# START OF INFORMATION SHOWN
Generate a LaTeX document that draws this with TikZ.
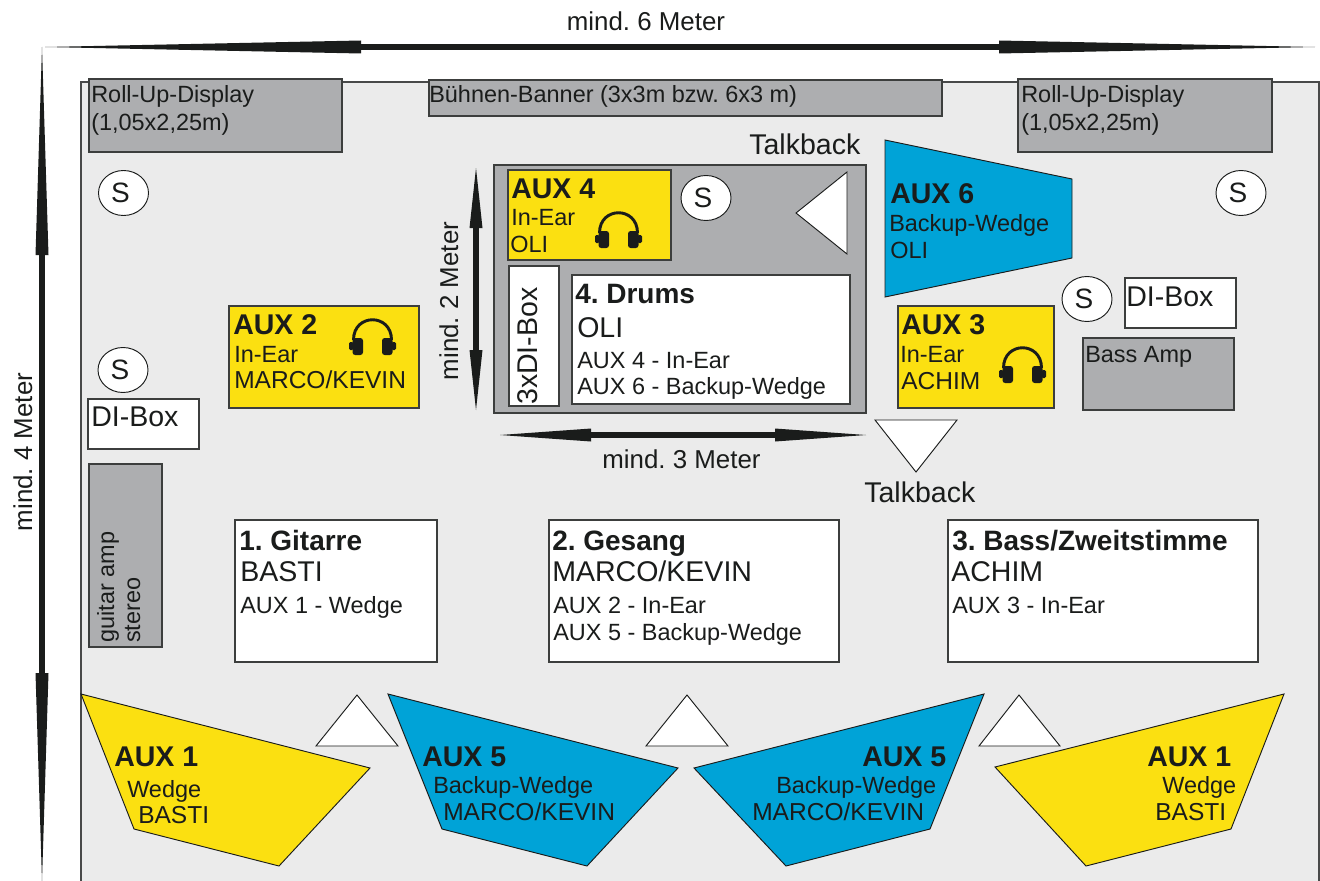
\documentclass[tikz,border=0pt]{standalone}
\usepackage{fontspec}
\setmainfont{Liberation Sans}
\usetikzlibrary{arrows.meta,shapes,positioning,fit,backgrounds,calc}
\definecolor{stagegray}{HTML}{EBEBEB}
\definecolor{boxgray}{HTML}{ADAEB0}
\definecolor{auxyellow}{HTML}{FBE011}
\definecolor{auxblue}{HTML}{00A3D7}
\definecolor{inkdark}{HTML}{1A1C1B}
\begin{document}
\frenchspacing
\begin{tikzpicture}[x=0.75pt,y=-0.75pt,
  box/.style={draw=inkdark!85,line width=0.8pt,inner sep=0pt,outer sep=0pt},
  whitebox/.style={box,fill=white},
  graybox/.style={box,fill=boxgray},
  yellowbox/.style={box,fill=auxyellow},
  wedge/.style={draw=inkdark,line width=0.7pt,line join=miter},
  talk/.style={wedge,fill=white},
  speaker/.style={draw=inkdark,line width=0.7pt,fill=white,ellipse,inner sep=0pt,minimum width=37.5pt,minimum height=33.75pt,text=inkdark,font=\fontsize{21}{25}\selectfont},
  lab/.style={anchor=base west,inner sep=0pt,text=inkdark,font=\fontsize{17.6}{21}\selectfont},
  labcaps/.style={lab,font=\fontsize{18.4}{22}\selectfont},
  labbig/.style={lab,font=\fontsize{21.4}{25}\selectfont},
  labhead/.style={lab,font=\fontsize{21}{25}\selectfont\bfseries},
  labaux/.style={lab,xshift=-0.75pt,font=\fontsize{21.4}{25}\selectfont\bfseries},
  labdim/.style={anchor=base,inner sep=0pt,text=inkdark,font=\fontsize{19.4}{23}\selectfont},
  longdim/.style={<->,>={Triangle[length=#1*0.75pt,width=9.75pt,line width=0pt]},line width=4.6pt,draw=inkdark,fill=inkdark},
  headset/.pic={
    \draw[inkdark,line width=2.2pt] (-19,21) .. controls (-19,-6) and (19,-6) .. (19,21);
    \fill[inkdark,rounded corners=2pt] (-20,19) rectangle (-9.5,36);
    \fill[inkdark,rounded corners=2pt] (9.5,19) rectangle (20,36);
    \fill[inkdark,rounded corners=1pt] (-23.5,23) rectangle (-19,31);
    \fill[inkdark,rounded corners=1pt] (19,23) rectangle (23.5,31);
  }]
  \useasboundingbox (0,0) rectangle (1320,881);
  \fill[white] (0,0) rectangle (1320,881);
  % stage floor
  \draw[fill=stagegray,draw=inkdark!80,line width=0.8pt] (81,881) -- (81,82) -- (1319,82) -- (1319,881);

  % outer dimensions
  \coordinate (widthL) at (45,47);
  \coordinate (widthR) at (1315,47);
  \coordinate (depthT) at (42,47);
  \coordinate (depthB) at (42,881);
  \draw[longdim=316] (widthL) -- (widthR);
  \draw[longdim=208] (depthT) -- (depthB);
  \node[labdim] (width6) at (646,31) {mind. 6 Meter};
  \node[labdim,rotate=90] (depth4) at (32,452) {mind. 4 Meter};

  % back line
  \node[graybox,fit={(89,79)(342,152)}] (rollL) {};
  \node[graybox,fit={(429,80)(942,116)}] (banner) {};
  \node[graybox,fit={(1018,79)(1272,152)}] (rollR) {};
  \node[lab] (rollLa) at (91,103) {Roll-Up-Display};
  \node[lab] (rollLb) at (91,130) {(1,05x2,25m)};
  \node[lab] (bannerT) at (429,103) {Bühnen-Banner (3x3m bzw. 6x3 m)};
  \node[lab] (rollRa) at (1021,103) {Roll-Up-Display};
  \node[lab] (rollRb) at (1021,130) {(1,05x2,25m)};

  % drum riser
  \node[graybox,fit={(494,165)(866,413)}] (riser) {};
  \node[yellowbox,fit={(508,170)(671,260)}] (aux4) {};
  \node[whitebox,fit={(509,266)(559,406)}] (diDrum) {};
  \node[whitebox,fit={(572,275)(850,404)}] (drums) {};
  \node[labaux] (aux4a) at (512,198) {AUX 4};
  \node[lab] (aux4b) at (511,225) {In-Ear};
  \node[lab] (aux4c) at (510,252) {OLI};
  \pic at (618.5,212) {headset};
  \node[labbig,rotate=90] (diDrumT) at (537,405) {3xDI-Box};
  \node[labhead] (drumsa) at (575,303) {4. Drums};
  \node[labbig] (drumsb) at (577,337) {OLI};
  \node[lab] (drumsc) at (577,368) {AUX 4 - In-Ear};
  \node[lab] (drumsd) at (577,394) {AUX 6 - Backup-Wedge};
  \draw[talk] (847,172) -- (796,213) -- (847,254) -- cycle;
  \node[labbig] (talkT) at (749,154) {Talkback};

  % riser dimensions
  \coordinate (riserT) at (476,168);
  \coordinate (riserB) at (476,410);
  \coordinate (riserL) at (500,435);
  \coordinate (riserR) at (866,435);
  \draw[longdim=60] (riserT) -- (riserB);
  \draw[longdim=91] (riserL) -- (riserR);
  \node[labdim,rotate=90] (riser2) at (458,301) {mind. 2 Meter};
  \node[labdim] (riser3) at (681.5,468) {mind. 3 Meter};
  \draw[talk] (875,420) -- (957,420) -- (916,472) -- cycle;
  \node[labbig] (talkB) at (864,502) {Talkback};

  % speakers
  \foreach \sname/\sx/\sy in {sa/123.5/193,sb/123/370,sc/706/198,sd/1241/193,se/1087/299}
    \node[speaker] (\sname) at (\sx,\sy) {S\kern4.5pt};

  % left side
  \node[whitebox,fit={(88,399)(199,449)}] (diL) {};
  \node[labbig] (diLT) at (91,426) {DI-Box};
  \node[graybox,fit={(89,464)(162,647)}] (guitar) {};
  \node[lab,rotate=90] (guitarA) at (114,643) {guitar amp};
  \node[lab,rotate=90] (guitarB) at (140,643) {stereo};
  \node[yellowbox,fit={(229,306)(419,408)}] (aux2) {};
  \node[labaux] (aux2a) at (234,334) {AUX 2};
  \node[lab] (aux2b) at (234,362) {In-Ear};
  \node[labcaps] (aux2c) at (234,388) {MARCO/KEVIN};
  \pic at (372.5,319) {headset};

  % right side
  \path[fill=auxblue,draw=inkdark,line width=0.7pt] (885,140) -- (1072,179) -- (1072,258) -- (885,297) -- cycle;
  \node[labaux] (aux6a) at (891,203) {AUX 6};
  \node[lab] (aux6b) at (889,231) {Backup-Wedge};
  \node[lab] (aux6c) at (890,258) {OLI};
  \node[yellowbox,fit={(898,306)(1054,408)}] (aux3) {};
  \node[labaux] (aux3a) at (902,334) {AUX 3};
  \node[lab] (aux3b) at (900,362) {In-Ear};
  \node[labcaps] (aux3c) at (901,389) {ACHIM};
  \pic at (1022.5,347) {headset};
  \node[whitebox,fit={(1125,278)(1236,328)}] (diR) {};
  \node[labbig] (diRT) at (1126,306) {DI-Box};
  \node[graybox,fit={(1083,338)(1234,410)}] (bassamp) {};
  \node[lab] (bassampT) at (1085,362) {Bass Amp};

  % front line
  \node[whitebox,fit={(235,520)(437,662)}] (gitarre) {};
  \node[labhead] (gitarrea) at (239,550) {1. Gitarre};
  \node[labbig] (gitarreb) at (240,581) {BASTI};
  \node[lab] (gitarrec) at (240,613) {AUX 1 - Wedge};
  \node[whitebox,fit={(549,520)(839,662)}] (gesang) {};
  \node[labhead] (gesanga) at (552,550) {2. Gesang};
  \node[labbig] (gesangb) at (552,581) {MARCO/KEVIN};
  \node[lab] (gesangc) at (553,613) {AUX 2 - In-Ear};
  \node[lab] (gesangd) at (553,640) {AUX 5 - Backup-Wedge};
  \node[whitebox,fit={(948,520)(1258,662)}] (bass) {};
  \node[labhead] (bassa) at (952,550) {3. Bass/Zweitstimme};
  \node[labbig] (bassb) at (951,581) {ACHIM};
  \node[lab] (bassc) at (952,613) {AUX 3 - In-Ear};

  % wedges
  \draw[wedge,fill=auxyellow] (81,694) -- (370,768) -- (279,866) -- (134,829) -- cycle;
  \draw[wedge,fill=auxblue] (388,694) -- (678,768) -- (587,866) -- (442,829) -- cycle;
  \draw[wedge,fill=auxblue] (984,694) -- (694,768) -- (786,866) -- (930,829) -- cycle;
  \draw[wedge,fill=auxyellow] (1284,694) -- (995,767) -- (1086,866) -- (1231,829) -- cycle;
  \draw[talk] (357,695) -- (398,746) -- (316,746) -- cycle;
  \draw[talk] (687,695) -- (728,746) -- (646,746) -- cycle;
  \draw[talk] (1019,695) -- (1060,746) -- (979,746) -- cycle;
  \node[labaux] (w1a) at (115,766) {AUX 1};
  \node[lab] (w1b) at (127,797) {Wedge};
  \node[labcaps] (w1c) at (138,823) {BASTI};
  \node[labaux] (w2a) at (423,766) {AUX 5};
  \node[lab] (w2b) at (433,793) {Backup-Wedge};
  \node[labcaps] (w2c) at (443,820) {MARCO/KEVIN};
  \node[labaux] (w3a) at (863,766) {AUX 5};
  \node[lab] (w3b) at (776,793) {Backup-Wedge};
  \node[labcaps] (w3c) at (752,820) {MARCO/KEVIN};
  \node[labaux] (w4a) at (1148,766) {AUX 1};
  \node[lab] (w4b) at (1162,793) {Wedge};
  \node[labcaps] (w4c) at (1155,820) {BASTI};
\end{tikzpicture}
\end{document}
# END OF INFORMATION SHOWN
▶ **WHAT THE TASK ASKS**:
Leave out any pictures and return exactly the lines from the beginning of the data through the line with "(1319,82) -- (1319,881);", inclusive.

▶ **WORKED SOLUTION**:
Generate a LaTeX document that draws this with TikZ.
\documentclass[tikz,border=0pt]{standalone}
\usepackage{fontspec}
\setmainfont{Liberation Sans}
\usetikzlibrary{arrows.meta,shapes,positioning,fit,backgrounds,calc}
\definecolor{stagegray}{HTML}{EBEBEB}
\definecolor{boxgray}{HTML}{ADAEB0}
\definecolor{auxyellow}{HTML}{FBE011}
\definecolor{auxblue}{HTML}{00A3D7}
\definecolor{inkdark}{HTML}{1A1C1B}
\begin{document}
\frenchspacing
\begin{tikzpicture}[x=0.75pt,y=-0.75pt,
  box/.style={draw=inkdark!85,line width=0.8pt,inner sep=0pt,outer sep=0pt},
  whitebox/.style={box,fill=white},
  graybox/.style={box,fill=boxgray},
  yellowbox/.style={box,fill=auxyellow},
  wedge/.style={draw=inkdark,line width=0.7pt,line join=miter},
  talk/.style={wedge,fill=white},
  speaker/.style={draw=inkdark,line width=0.7pt,fill=white,ellipse,inner sep=0pt,minimum width=37.5pt,minimum height=33.75pt,text=inkdark,font=\fontsize{21}{25}\selectfont},
  lab/.style={anchor=base west,inner sep=0pt,text=inkdark,font=\fontsize{17.6}{21}\selectfont},
  labcaps/.style={lab,font=\fontsize{18.4}{22}\selectfont},
  labbig/.style={lab,font=\fontsize{21.4}{25}\selectfont},
  labhead/.style={lab,font=\fontsize{21}{25}\selectfont\bfseries},
  labaux/.style={lab,xshift=-0.75pt,font=\fontsize{21.4}{25}\selectfont\bfseries},
  labdim/.style={anchor=base,inner sep=0pt,text=inkdark,font=\fontsize{19.4}{23}\selectfont},
  longdim/.style={<->,>={Triangle[length=#1*0.75pt,width=9.75pt,line width=0pt]},line width=4.6pt,draw=inkdark,fill=inkdark},
  headset/.pic={
    \draw[inkdark,line width=2.2pt] (-19,21) .. controls (-19,-6) and (19,-6) .. (19,21);
    \fill[inkdark,rounded corners=2pt] (-20,19) rectangle (-9.5,36);
    \fill[inkdark,rounded corners=2pt] (9.5,19) rectangle (20,36);
    \fill[inkdark,rounded corners=1pt] (-23.5,23) rectangle (-19,31);
    \fill[inkdark,rounded corners=1pt] (19,23) rectangle (23.5,31);
  }]
  \useasboundingbox (0,0) rectangle (1320,881);
  \fill[white] (0,0) rectangle (1320,881);
  % stage floor
  \draw[fill=stagegray,draw=inkdark!80,line width=0.8pt] (81,881) -- (81,82) -- (1319,82) -- (1319,881);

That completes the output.